On ne sacrifiera point la vache dans le pays brûlant de la presqu’île des Indes, parce que cet animal, qui nous fournit un lait nécessaire, est très-rare dans une campagne aride, que sa chair y est sèche, coriace, très-peu nourrissante, et que les brachmanes feraient très-mauvaise chère. Au contraire, la vache deviendra sacrée, attendu sa rareté et son utilité.

On n’entrera que pieds nus dans le temple de Jupiter-Ammon, où la chaleur est excessive : il faudra être bien chaussé pour faire ses dévotions à Copenhague.

Il n’en est pas ainsi du dogme. On a cru au polythéisme dans tous les climats ; et il est aussi aisé à un Tartare de Crimée qu’à un habitant de la Mecque de reconnaître un Dieu unique, incommunicable, non engendré et non engendreur. C’est par le dogme encore plus que par les rites qu’une religion s’étend d’un climat à un autre. Le dogme de l’unité de Dieu passa bientôt de Médine au mont Caucase ; alors le climat cède à l’opinion.

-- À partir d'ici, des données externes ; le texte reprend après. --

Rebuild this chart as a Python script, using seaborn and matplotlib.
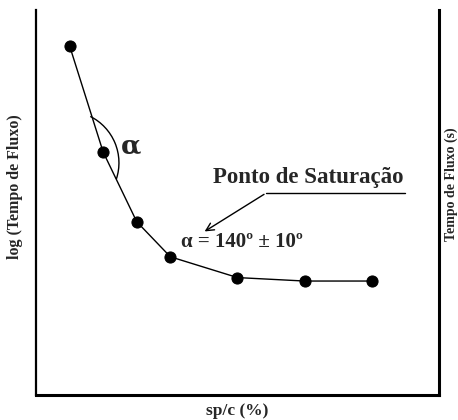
import matplotlib
matplotlib.use("Agg")
import matplotlib.pyplot as plt
from matplotlib.patches import Arc
import numpy as np
import pandas as pd
import seaborn as sns

# Flow-time curve versus superplasticizer/cement ratio
sp_c = [1, 2, 3, 4, 6, 8, 10]
log_tempo = [9.07, 6.31, 4.50, 3.59, 3.05, 2.96, 2.96]

x_label = "sp/c (%)"
y_label = "log (Tempo de Fluxo)"
y2_label = "Tempo de Fluxo (s)"
sat_label = "Ponto de Saturação"
angle_label = "α = 140º ± 10º"

df = pd.DataFrame({"sp_c": sp_c, "log_tempo": log_tempo})

sns.set_theme(style="white")
plt.rcParams["font.family"] = ["Liberation Serif", "DejaVu Serif"]

fig = plt.figure(figsize=(4.58, 4.20), dpi=100)
ax = fig.add_axes([36 / 458, 25 / 420, 403 / 458, 385 / 420])

sns.lineplot(data=df, x="sp_c", y="log_tempo", ax=ax, color="black",
             linewidth=1.0, marker="o", markersize=8, markeredgecolor="black",
             markerfacecolor="black", zorder=3)

ax.set_xlim(0, 12)
ax.set_ylim(0, 10)
ax.set_xticks([])
ax.set_yticks([])

ax.spines["top"].set_visible(False)
ax.spines["left"].set_linewidth(1.6)
ax.spines["bottom"].set_linewidth(2.2)
ax.spines["right"].set_linewidth(2.2)
for side in ("left", "bottom", "right"):
    ax.spines[side].set_color("black")

ax.set_xlabel(x_label, fontsize=12.5, fontweight="bold", labelpad=6)
ax.set_ylabel(y_label, fontsize=11.5, fontweight="bold")
ax.yaxis.set_label_coords(-0.033, 0.54)

# second axis label at the right edge
fig.text(451 / 458, 1 - 184 / 420, y2_label, rotation=90, ha="center",
         va="center", fontsize=10, fontweight="bold")

# angle arc at the second point
arc = Arc((0.92, 6.03), width=3.10, height=2.70, theta1=-16, theta2=60,
          color="black", linewidth=1.0)
ax.add_patch(arc)
ax.text(2.83, 6.47, "α", fontsize=19, ha="center", va="center",
        family=["DejaVu Serif"], fontweight="bold")

# saturation point callout
ax.text(8.11, 5.51, sat_label, fontsize=16.5, fontweight="bold",
        ha="center", va="baseline")
ax.plot([6.86, 10.98], [5.25, 5.25], color="black", linewidth=1.0)
ax.annotate("", xy=(4.95, 4.21), xytext=(6.86, 5.25),
            arrowprops=dict(arrowstyle="->", color="black", lw=1.0,
                            mutation_scale=14))
ax.text(4.33, 3.84, angle_label, fontsize=15, fontweight="bold",
        ha="left", va="baseline")

fig.savefig("out.png", dpi=100)
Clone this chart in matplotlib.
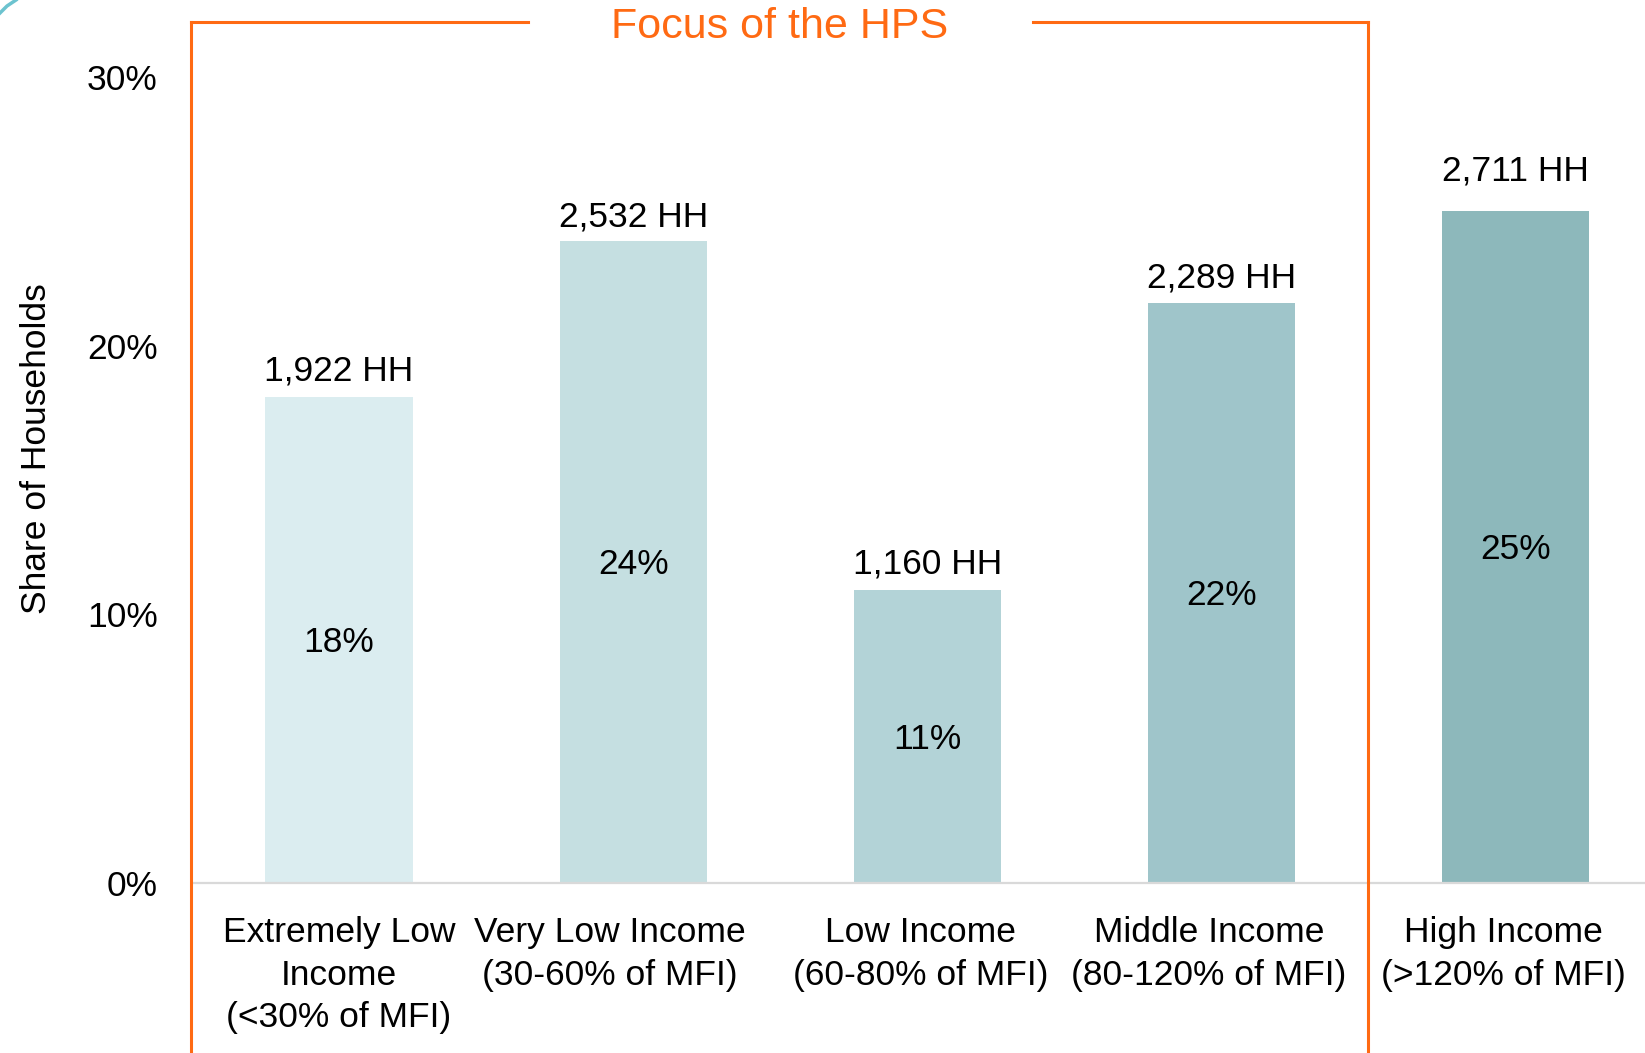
import numpy as np
import matplotlib
matplotlib.use("Agg")
import matplotlib.pyplot as plt
from matplotlib.lines import Line2D
from matplotlib.transforms import ScaledTranslation

plt.rcParams['font.family'] = ['Liberation Sans', 'DejaVu Sans']

# data
categories = ["Extremely Low\nIncome\n(<30% of MFI)",
              "Very Low Income\n(30-60% of MFI)",
              "Low Income\n(60-80% of MFI)",
              "Middle Income\n(80-120% of MFI)",
              "High Income\n(>120% of MFI)"]
shares = [18.1, 23.9, 10.9, 21.6, 25.0]
households = [1922, 2532, 1160, 2289, 2711]
bar_colors = ["#dbedf0", "#c5dfe1", "#b3d3d7", "#9fc5ca", "#8db8bb"]

orange = "#ff6a13"
W, H = 1645, 1053

def fx(px):
    return px / W

def fy(py):
    return 1 - py / H

fig = plt.figure(figsize=(W / 100, H / 100), dpi=100)
ax = fig.add_axes([fx(194), fy(883), fx(1645 - 194), 806 / H])

x = np.arange(len(categories))
ax.bar(x, shares, width=0.5, color=bar_colors)
ax.set_xlim(-0.493, 4.44)
ax.set_ylim(0, 30)

ax.set_yticks([0, 10, 20, 30])
ax.set_yticklabels(["0%", "10%", "20%", "30%"])
ax.set_xticks(x)
ax.set_xticklabels(categories, linespacing=1.36)
ax.tick_params(axis='y', length=0, pad=26, labelsize=25.5)
ax.tick_params(axis='x', length=0, pad=24, labelsize=25.5)

# category labels sit slightly left of the bar centres in the original
label_shift = [0, -17, -5, -9, -9]
for lab, dx in zip(ax.get_xticklabels(), label_shift):
    lab.set_transform(lab.get_transform() + ScaledTranslation(dx / 72, 0, fig.dpi_scale_trans))

for s in ['top', 'right', 'left']:
    ax.spines[s].set_visible(False)
ax.spines['bottom'].set_color('#d9d9d9')
ax.spines['bottom'].set_linewidth(1.6)

total = sum(households)
for xi, sh, hh in zip(x, shares, households):
    ax.annotate(f"{hh:,} HH", (xi, hh / total * 100), xytext=(0, 11.5),
                textcoords='offset points', ha='center', va='baseline', fontsize=25.5)
    ax.annotate(f"{round(sh)}%", (xi, sh / 2), xytext=(0, -2), textcoords='offset points',
                ha='center', va='center', fontsize=25.5)

fig.text(fx(37), fy(449), "Share of Households", rotation=90,
         ha='center', va='center', fontsize=25.5)

# orange "focus" bracket
lw = 2.2
for xs, ys in [([191, 191], [22, 1053]),
               ([191, 528], [22, 22]),
               ([1033, 1368], [22, 22]),
               ([1368, 1368], [22, 1053])]:
    fig.add_artist(Line2D([fx(v) for v in xs], [fy(v) for v in ys],
                          color=orange, lw=lw, solid_capstyle='projecting'))
fig.text(fx(780), fy(27), "Focus of the HPS", color=orange,
         ha='center', va='center', fontsize=31)

# small teal corner decoration
fig.add_artist(Line2D([fx(0), fx(7), fx(16)], [fy(13), fy(6), fy(0)],
                      color="#6cc3cf", lw=2.5))

fig.savefig("out.png", dpi=100)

Les Arabes dirent aux Turcs : « Nous nous faisions circoncire en Arabie sans savoir trop pourquoi ; c’était une ancienne mode des prêtres d’Égypte d’offrir à Oshireth ou Osiris une petite partie de ce qu’ils avaient de plus précieux. Nous avions adopté cette coutume trois mille ans avant d’être mahométans. Vous serez circoncis comme nous ; vous serez obligés comme nous de coucher avec une de vos femmes tous les vendredis, et de donner par an deux et demi pour cent de votre revenu aux pauvres. Nous ne buvons que de l’eau et du sorbet ; toute liqueur enivrante nous est défendue ; elles sont pernicieuses en Arabie. Vous embrasserez ce régime, quoique vous aimiez le vin passionnément, et que même il vous soit souvent nécessaire sur les bords du Phase et de l’Araxe. Enfin, si vous voulez aller au ciel, et y être bien placés, vous prendrez le chemin de la Mecque. »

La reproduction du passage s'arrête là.